-- start Extracted information --

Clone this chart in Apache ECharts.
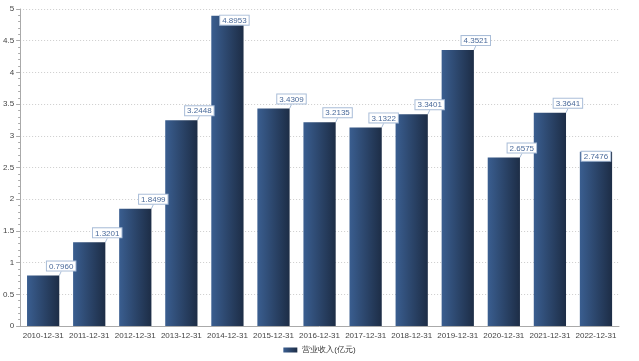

-- end Extracted information --
-- start Extracted information --

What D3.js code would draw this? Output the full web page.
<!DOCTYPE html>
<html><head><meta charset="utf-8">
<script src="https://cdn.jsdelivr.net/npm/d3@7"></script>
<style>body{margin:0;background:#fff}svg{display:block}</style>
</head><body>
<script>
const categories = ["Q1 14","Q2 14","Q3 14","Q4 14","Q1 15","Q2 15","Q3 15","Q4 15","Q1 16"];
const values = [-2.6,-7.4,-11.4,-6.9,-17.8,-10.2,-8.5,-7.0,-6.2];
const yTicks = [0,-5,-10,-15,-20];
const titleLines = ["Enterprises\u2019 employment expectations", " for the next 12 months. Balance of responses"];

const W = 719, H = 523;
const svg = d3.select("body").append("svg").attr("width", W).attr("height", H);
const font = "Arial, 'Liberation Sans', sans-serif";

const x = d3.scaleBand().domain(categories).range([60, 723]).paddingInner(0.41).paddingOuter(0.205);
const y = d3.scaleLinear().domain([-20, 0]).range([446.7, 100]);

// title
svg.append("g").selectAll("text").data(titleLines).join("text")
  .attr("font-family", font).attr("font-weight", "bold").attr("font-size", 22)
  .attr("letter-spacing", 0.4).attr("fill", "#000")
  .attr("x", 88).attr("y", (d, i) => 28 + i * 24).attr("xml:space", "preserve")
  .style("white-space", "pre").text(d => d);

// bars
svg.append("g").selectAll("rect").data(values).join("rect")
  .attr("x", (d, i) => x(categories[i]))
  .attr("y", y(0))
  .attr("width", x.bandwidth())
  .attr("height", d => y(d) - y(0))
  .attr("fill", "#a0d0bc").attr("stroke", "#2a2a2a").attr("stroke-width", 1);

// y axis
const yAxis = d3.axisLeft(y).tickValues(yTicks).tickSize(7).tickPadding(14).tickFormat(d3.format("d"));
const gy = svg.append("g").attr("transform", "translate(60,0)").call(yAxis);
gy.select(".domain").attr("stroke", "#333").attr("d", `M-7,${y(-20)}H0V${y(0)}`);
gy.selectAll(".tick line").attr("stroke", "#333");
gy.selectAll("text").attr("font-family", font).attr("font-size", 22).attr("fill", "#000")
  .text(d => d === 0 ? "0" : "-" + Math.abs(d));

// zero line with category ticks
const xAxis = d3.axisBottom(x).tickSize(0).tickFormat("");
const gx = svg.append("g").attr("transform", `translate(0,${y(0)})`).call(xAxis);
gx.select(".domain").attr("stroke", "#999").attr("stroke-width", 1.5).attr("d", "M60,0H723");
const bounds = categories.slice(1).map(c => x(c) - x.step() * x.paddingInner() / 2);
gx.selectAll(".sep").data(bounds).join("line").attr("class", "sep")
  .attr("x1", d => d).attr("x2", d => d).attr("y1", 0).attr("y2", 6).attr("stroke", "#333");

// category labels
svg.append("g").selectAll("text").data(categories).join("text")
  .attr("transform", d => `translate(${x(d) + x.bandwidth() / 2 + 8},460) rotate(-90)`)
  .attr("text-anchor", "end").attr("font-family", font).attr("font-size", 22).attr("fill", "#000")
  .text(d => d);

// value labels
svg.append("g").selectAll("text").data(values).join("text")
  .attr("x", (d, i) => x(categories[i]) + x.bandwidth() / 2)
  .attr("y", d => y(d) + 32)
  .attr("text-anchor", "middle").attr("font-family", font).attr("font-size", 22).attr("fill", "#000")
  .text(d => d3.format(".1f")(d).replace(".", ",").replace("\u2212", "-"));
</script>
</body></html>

-- end Extracted information --

• Instructions for the task: Report every line containing the word "this" from the listing above.

• Task solution:
Clone this chart in Apache ECharts.
What D3.js code would draw this? Output the full web page.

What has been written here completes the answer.